JOB >> Retype every line from the start of the entries below down to the line with "minimum width=171pt, minimum", both ends included; skip the pictures.

>>>

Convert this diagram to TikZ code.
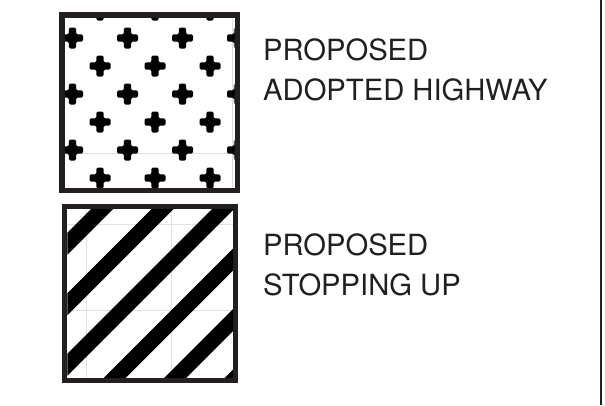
\documentclass[tikz,border=0pt]{standalone}
\usepackage{fontspec}
\usepackage{xcolor}
\newfontfamily\legendfont{TeX Gyre Heros}
\definecolor{inkgray}{HTML}{231F20}
\usetikzlibrary{positioning, calc}

\begin{document}
\begin{tikzpicture}[
	x=1pt, y=-1pt,
	% --- Styles ---
	boxslot/.style={
		rectangle, inner sep=0pt, outer sep=0pt
	},
	boxframe/.style={
		draw=inkgray, line width=5.5pt
	},
	crossmark/.style={
		fill=black
	},
	faintline/.style={
		draw=black!12, line width=0.8pt
	},
	legendtext/.style={
		font=\legendfont\fontsize{29.2}{40}\selectfont, text=inkgray,
		align=left, inner sep=0pt, anchor=north west
	},
	edgeline/.style={
		draw=inkgray, line width=1.5pt
	}
	]
	
	% --- 0. Page size ---
	\useasboundingbox (0,0) rectangle (605,405);
	
	% --- 1. Box slots ---
	\node [boxslot, minimum width=175.5pt, minimum height=175.5pt] (adopted_box) at (149.5,102.5) {};
	\node [boxslot, minimum width=171pt, minimum height=174pt] (stopping_box) at (150,293.5) {};
	
	% --- 2. Crosses (Adopted Highway) ---
	\begin{scope}
		\clip ($(adopted_box.north west)+(2.75,2.75)$) rectangle ($(adopted_box.south east)+(-2.75,-2.75)$);
		% faint sheet lines
		\draw [faintline] (232,10) -- (232,195);
		\draw [faintline] (60,153) -- (232,153);
		% rows alternate between two column sets
		\foreach \row in {0,...,6}{
			\pgfmathsetmacro{\ypos}{10+28*\row}
			\pgfmathsetmacro{\xoff}{mod(\row,2)==0 ? 100 : 72.5}
			\foreach \col in {0,...,3}{
				\pgfmathsetmacro{\xpos}{\xoff+55*\col}
				\fill [crossmark] (\xpos,\ypos) circle (6.2);
				\fill [crossmark, rounded corners=1.5pt] (\xpos-10.5,\ypos-3.6) rectangle (\xpos+10.5,\ypos+3.6);
				\fill [crossmark, rounded corners=1.5pt] (\xpos-3.6,\ypos-10.5) rectangle (\xpos+3.6,\ypos+10.5);
			}
		}
	\end{scope}
	\draw [boxframe] (adopted_box.north west) rectangle (adopted_box.south east);
	
	% --- 3. Stripes (Stopping Up) ---
	\begin{scope}
		\clip ($(stopping_box.north west)+(2.75,2.75)$) rectangle ($(stopping_box.south east)+(-2.75,-2.75)$);
		% faint sheet lines
		\draw [faintline] (86,200) -- (86,390);
		\draw [faintline] (171,200) -- (171,390);
		\draw [faintline] (60,224) -- (240,224);
		\draw [faintline] (60,310) -- (240,310);
		% stripes along x+y=c
		\foreach \k in {-1,...,5}{
			\pgfmathsetmacro{\c}{300+60.5*\k}
			\fill [black] (\c-190,190) -- (\c+22-190,190) -- (\c+22-400,400) -- (\c-400,400) -- cycle;
		}
	\end{scope}
	\draw [boxframe] (stopping_box.north west) rectangle (stopping_box.south east);
	
	% --- 4. Labels ---
	\node [legendtext] (adopted_text) at (263,38) {PROPOSED\\ADOPTED HIGHWAY};
	\node [legendtext] (stopping_text) at (263,233) {PROPOSED\\STOPPING UP};
	
	% --- 5. Right edge ---
	\draw [edgeline] (601,0) -- (601,405);
	
\end{tikzpicture}
\end{document}
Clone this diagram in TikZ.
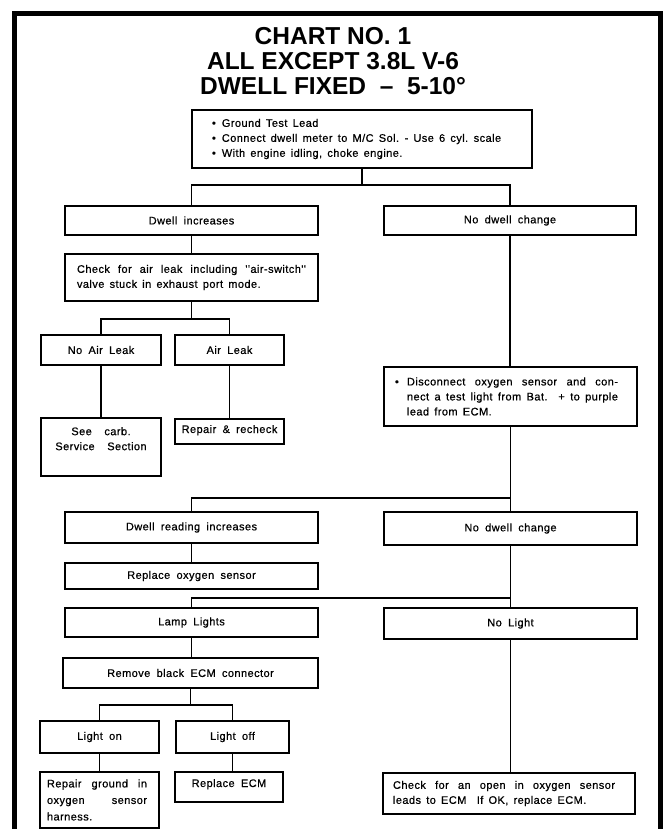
\documentclass[tikz,border=0pt]{standalone}
\usepackage{fontspec}
\newfontfamily\boxfont{Liberation Sans}[LetterSpace=4,WordSpace=1.8,FakeBold=0.6]
\newfontfamily\headfont{Liberation Sans}
% a line whose word spaces stretch to fill the given width
\newcommand\spreadto[2]{\leavevmode\hbox to #1{\spaceskip=3pt plus 1fil\relax #2}}
% a line set with the wide word spacing of the chart
\newcommand\wideline[1]{\leavevmode\hbox{\spaceskip=5.2pt\relax #1}}
% bullet followed by its gap
\newcommand\bul{\textbullet\hspace{6pt}}
\begin{document}
\begin{tikzpicture}[x=1pt,y=-1pt,
  box/.style={draw, line width=1.4pt, inner sep=0pt, outer sep=0pt, anchor=north west,
    font=\boxfont\fontsize{11}{15}\selectfont},
  sz/.style 2 args={minimum width=#1pt, minimum height=#2pt},
  wire/.style={line width=1.4pt},
  frame/.style={line width=5pt},
  heading/.style={font=\headfont\bfseries\fontsize{24.5}{26}\selectfont, anchor=base, inner sep=0pt},
  boxtext/.style={font=\boxfont\fontsize{11}{15}\selectfont, inner sep=0pt, align=center}]
\useasboundingbox (0,0) rectangle (666,829);

% outer frame, open at the bottom
\draw[frame] (14,829) -- (14,14) -- (660,14) -- (660,829);

% heading
\node[heading] (h1) at (333,45) {CHART NO. 1};
\node[heading] (h2) at (333,70) {ALL EXCEPT 3.8L V-6};
\node[heading] (h3) at (333,95) {DWELL FIXED \ – \ 5-10°};

% boxes
\node[box, sz={340}{58}, align=left, text width=300pt] (top) at (192,110)
  {\wideline{\bul Ground Test Lead}\\
   \wideline{\bul Connect dwell meter to M/C Sol. - Use 6 cyl. scale}\\
   \wideline{\bul With engine idling, choke engine.}};
\node[box, sz={253}{29}] (di) at (65,206) {Dwell increases};
\node[box, sz={252}{29}] (ndc) at (384,206) {No dwell change};
\node[box, sz={253}{47}, align=left, text width=229pt] (chk) at (65,254)
  {\spreadto{229pt}{Check for air leak including ''air-switch''}\\
   \wideline{valve stuck in exhaust port mode.}};
\node[box, sz={120}{30}] (nal) at (41,335) {No Air Leak};
\node[box, sz={109}{30}] (al) at (175,335) {Air Leak};
\node[box, sz={120}{58}] (sc) at (41,418) {};
\node[boxtext, anchor=north] (sctext) at ([yshift=-9pt]sc.north)
  {See\ \ carb.\\Service\ \ Section};
\node[box, sz={109}{25}, text height=14pt, text depth=11pt] (rr) at (175,419) {Repair \& recheck};
\node[box, sz={253}{59}, align=left, text width=231pt] (disc) at (384,367)
  {\makebox[12pt][l]{\textbullet}\spreadto{211pt}{Disconnect oxygen sensor and con-}\\
   \hspace*{12pt}\spreadto{211pt}{nect a test light from Bat.\ \ + to purple}\\
   \hspace*{12pt}\wideline{lead from ECM.}};
\node[box, sz={253}{31}] (dri) at (65,512) {Dwell reading increases};
\node[box, sz={253}{33}] (ndc2) at (384,512) {No dwell change};
\node[box, sz={253}{26}] (ros) at (65,563) {Replace oxygen sensor};
\node[box, sz={253}{29}] (ll) at (65,608) {Lamp Lights};
\node[box, sz={253}{31}] (nl) at (384,608) {No Light};
\node[box, sz={255}{30}] (rem) at (63,658) {Remove black ECM connector};
\node[box, sz={119}{32}] (lon) at (40,721) {Light on};
\node[box, sz={113}{32}] (loff) at (176,721) {Light off};
\node[box, sz={119}{56}, align=left, text width=105pt] (rg) at (40,772)
  {\spreadto{100pt}{Repair ground in}\\[1.5pt]
   \spreadto{100pt}{oxygen sensor}\\[1.5pt]
   harness.};
\node[box, sz={108}{30}, text height=15pt, text depth=15pt] (recm) at (175,772) {Replace ECM};
\node[box, sz={252}{41}, align=left, text width=232pt] (cko) at (383,773)
  {\spreadto{222pt}{Check for an open in oxygen sensor}\\
   \wideline{leads to ECM\ \ If OK, replace ECM.}};

% junction points of the forks
\coordinate (j1) at ([yshift=-17pt]top.south);
\coordinate (j2) at ([yshift=-18pt]chk.south);
\coordinate (j3) at ([yshift=14pt]ndc2.north);
\coordinate (j4) at ([yshift=10pt]nl.north);
\coordinate (j5) at ([yshift=-17pt]rem.south);

% connectors
\draw[wire] (top.south) -- (j1);
\draw[wire] (di.north) |- (j1) -| (ndc.north);
\draw[wire] (di.south) -- (di.south |- chk.north);
\draw[wire] (chk.south) -- (j2);
\draw[wire] (nal.north) |- (j2) -| (al.north);
\draw[wire] (nal.south) -- (nal.south |- sc.north);
\draw[wire] (al.south) -- (al.south |- rr.north);
\draw[wire] (ndc.south) -- (ndc.south |- disc.north);
\draw[wire] (disc.south) -- (disc.south |- ndc2.north);
\draw[wire] (dri.north) |- (j3);
\draw[wire] (dri.south) -- (dri.south |- ros.north);
\draw[wire] (ndc2.south) -- (ndc2.south |- nl.north);
\draw[wire] (ll.north) |- (j4);
\draw[wire] (ll.south) -- (ll.south |- rem.north);
\draw[wire] (rem.south) -- (j5);
\draw[wire] (lon.north) |- (j5) -| (loff.north);
\draw[wire] (lon.south) -- (lon.south |- rg.north);
\draw[wire] (loff.south) -- (loff.south |- recm.north);
\draw[wire] (nl.south) -- (nl.south |- cko.north);
\end{tikzpicture}
\end{document}
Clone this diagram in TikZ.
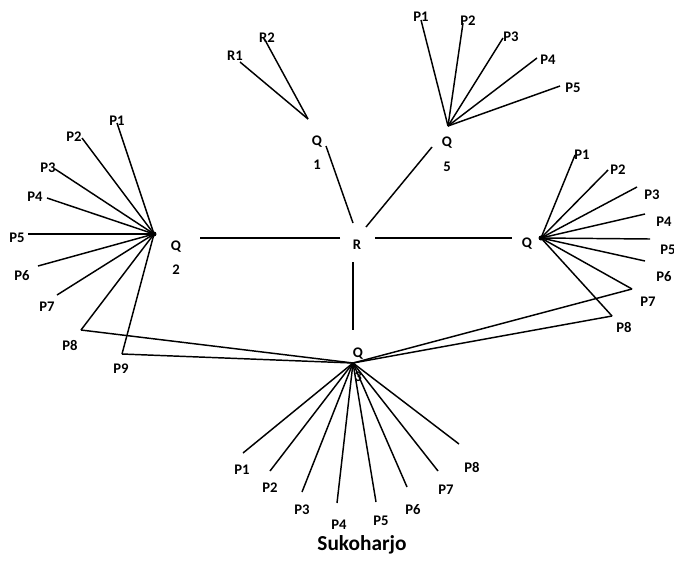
\documentclass[tikz,border=0pt]{standalone}
\usepackage{fontspec}
\setmainfont{Carlito}

\begin{document}
\begin{tikzpicture}[x=0.75pt, y=-0.75pt,
  link/.style={line width=1.1pt},
  lbl/.style={font=\bfseries\fontsize{11}{12}\selectfont, inner sep=0pt}]
\useasboundingbox (0,0) rectangle (674,579);

% hubs
\coordinate (q1) at (308,119);
\coordinate (q5) at (448,126);
\coordinate (q2) at (154,234);
\coordinate (q4) at (541,238);
\coordinate (q3) at (353,363);

% R and its links
\node[lbl] (r) at (357,245) {R};
\coordinate (rW) at (340,238);
\coordinate (rE) at (375,238);
\coordinate (rS) at (353,262);
\coordinate (rNW) at (353,223);
\coordinate (rNE) at (366,227);
\coordinate (q2E) at (200,238);
\coordinate (q4W) at (512,238);
\coordinate (q3N) at (353,330);
\coordinate (q1S) at (326,146);
\coordinate (q5S) at (432,147);
\draw[link] (rW) -- (q2E);
\draw[link] (rE) -- (q4W);
\draw[link] (rS) -- (q3N);
\draw[link] (rNW) -- (q1S);
\draw[link] (rNE) -- (q5S);

% hub labels
\node[lbl] (q1a) at (317,142) {Q};
\node[lbl] (q1b) at (317,165) {1};
\node[lbl] (q5a) at (447,143) {Q};
\node[lbl] (q5b) at (447,167) {5};
\node[lbl] (q2a) at (176,247) {Q};
\node[lbl] (q2b) at (176,270) {2};
\node[lbl] (q4a) at (527,244) {Q};
\node[lbl] (q3a) at (358,354) {Q};
\node[lbl] (q3b) at (358,377) {3};

% Q1
\foreach \n/\ex/\ey/\lx/\ly in {1/240/62/235/56, 2/265/40/267/38} {
  \coordinate (q1r\n) at (\ex,\ey);
  \node[lbl] (q1l\n) at (\lx,\ly) {R\n};
  \draw[link] (q1) -- (q1r\n);
}

% Q5
\foreach \n/\ex/\ey/\lx/\ly in {1/421/20/421/17, 2/463/23/468/21, 3/503/38/511/37,
    4/537/58/548/60, 5/560/86/573/88} {
  \coordinate (q5p\n) at (\ex,\ey);
  \node[lbl] (q5l\n) at (\lx,\ly) {P\n};
  \draw[link] (q5) -- (q5p\n);
}

% Q2
\foreach \n/\ex/\ey/\lx/\ly in {1/117/123/117/121, 2/82/138/74/137, 3/55/169/48/168,
    4/47/198/35/197, 5/28/234/17/238, 6/38/266/22/276, 7/57/295/47/307,
    8/81/330/70/345, 9/122/354/121/369} {
  \coordinate (q2p\n) at (\ex,\ey);
  \node[lbl] (q2l\n) at (\lx,\ly) {P\n};
  \draw[link] (q2) -- (q2p\n);
}
\fill (q2) circle (2.5);

% right Q
\foreach \n/\ex/\ey/\lx/\ly in {1/575/155/582/155, 2/608/170/618/170, 3/637/187/652/195,
    4/645/214/664/222, 5/650/239/668/250, 6/645/261/664/277, 7/632/289/648/302,
    8/612/316/624/327} {
  \coordinate (q4p\n) at (\ex,\ey);
  \node[lbl] (q4l\n) at (\lx,\ly) {P\n};
  \draw[link] (q4) -- (q4p\n);
}
\fill (q4) circle (2.5);

% Q3
\foreach \n/\ex/\ey/\lx/\ly in {1/243/453/242/470, 2/270/471/270/488, 3/302/492/302/510,
    4/337/503/339/525, 5/376/502/381/521, 6/407/487/413/510, 7/438/471/446/490,
    8/459/444/472/467} {
  \coordinate (q3p\n) at (\ex,\ey);
  \node[lbl] (q3l\n) at (\lx,\ly) {P\n};
  \draw[link] (q3) -- (q3p\n);
}

% cross links to Q3
\draw[link] (q2p8) -- (q3);
\draw[link] (q2p9) -- (q3);
\draw[link] (q4p7) -- (q3);
\draw[link] (q4p8) -- (q3);

\node[font=\bfseries\fontsize{16}{18}\selectfont, inner sep=0pt] (title) at (362,545) {Sukoharjo};
\end{tikzpicture}
\end{document}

<<<

CORRECT OUTPUT >>
Convert this diagram to TikZ code.
\documentclass[tikz,border=0pt]{standalone}
\usepackage{fontspec}
\usepackage{xcolor}
\newfontfamily\legendfont{TeX Gyre Heros}
\definecolor{inkgray}{HTML}{231F20}
\usetikzlibrary{positioning, calc}

\begin{document}
\begin{tikzpicture}[
	x=1pt, y=-1pt,
	% --- Styles ---
	boxslot/.style={
		rectangle, inner sep=0pt, outer sep=0pt
	},
	boxframe/.style={
		draw=inkgray, line width=5.5pt
	},
	crossmark/.style={
		fill=black
	},
	faintline/.style={
		draw=black!12, line width=0.8pt
	},
	legendtext/.style={
		font=\legendfont\fontsize{29.2}{40}\selectfont, text=inkgray,
		align=left, inner sep=0pt, anchor=north west
	},
	edgeline/.style={
		draw=inkgray, line width=1.5pt
	}
	]
	
	% --- 0. Page size ---
	\useasboundingbox (0,0) rectangle (605,405);
	
	% --- 1. Box slots ---
	\node [boxslot, minimum width=175.5pt, minimum height=175.5pt] (adopted_box) at (149.5,102.5) {};
	\node [boxslot, minimum width=171pt, minimum height=174pt] (stopping_box) at (150,293.5) {};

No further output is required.